Weighted Gagliardo-Nirenberg inequalities via Optimal Transport Theory and Applications
Zoltán M. Balogh, Sebastiano Don, Alexandru Kristály
TL;DR
The paper develops three-weight Gagliardo–Nirenberg inequalities on open convex cones via an optimal mass transport framework, establishing a central joint concavity condition $(C)$ that ties together three homogeneous weights. It delivers sharp constants and extremal characterizations in the equal-weight case, and proves a rigidity result showing that sharpness with attainment forces the weights to coincide up to a scalar and the transport map to be affine. The authors derive a wide spectrum of sharp weighted inequalities as applications, including sharp weighted Sobolev and GN inequalities, a limit $p$-log-Sobolev inequality as $\gamma\to1$, and sharp weighted Faber–Krahn and isoperimetric inequalities; they also discuss the dual formulation for $\gamma>1$ and the open problem of full equality characterization in that regime.
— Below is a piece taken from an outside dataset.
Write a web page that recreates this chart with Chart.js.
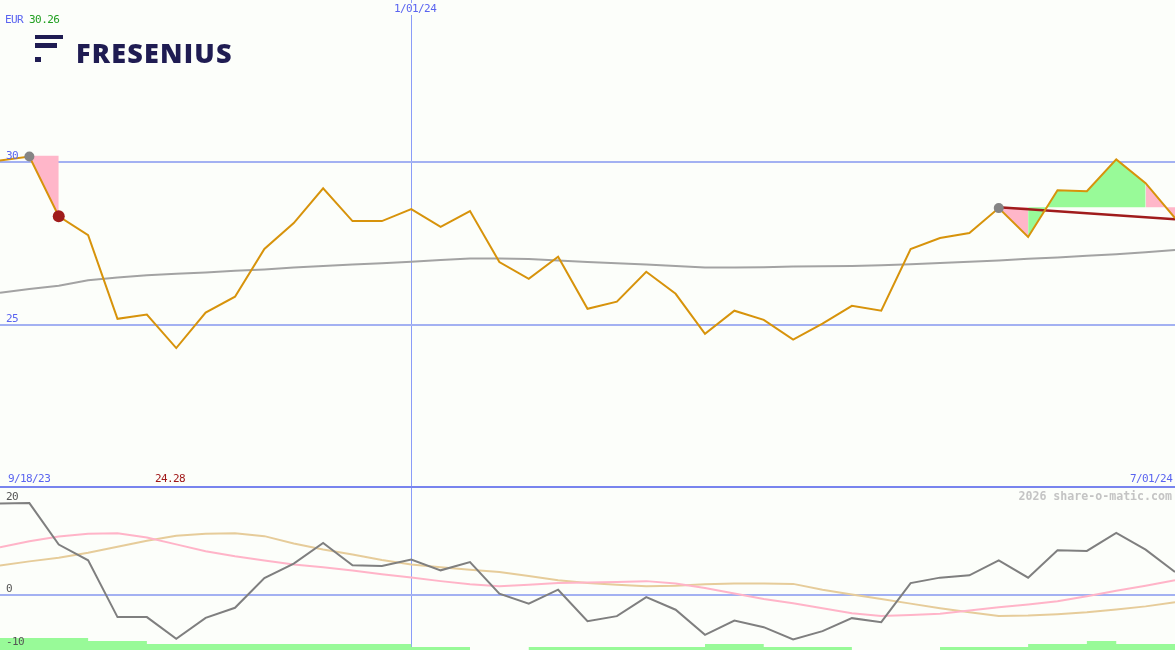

Overall, the work provides a unified transport-based mechanism to obtain and analyze sharp weighted functional inequalities in conic domains with explicit constants and rigidity results.
Abstract
We prove Gagliardo-Nirenberg inequalities with three weights -- verifying a joint concavity condition -- on open convex cones of $\mathbb R^n$. If the weights are equal to each other the inequalities become sharp and we compute explicitly the sharp constants. For a certain range of parameters we can characterize the class of extremal functions; in this case, we also show that the sharpness in the main three-weighted Gagliardo-Nirenberg inequality implies that the weights must be equal up to some constant multiplicative factors. Our approach uses optimal mass transport theory and a careful analysis of the joint concavity condition of the weights. As applications we establish sharp weighted $p$-log-Sobolev, Faber-Krahn and isoperimetric inequalities with explicit sharp constants.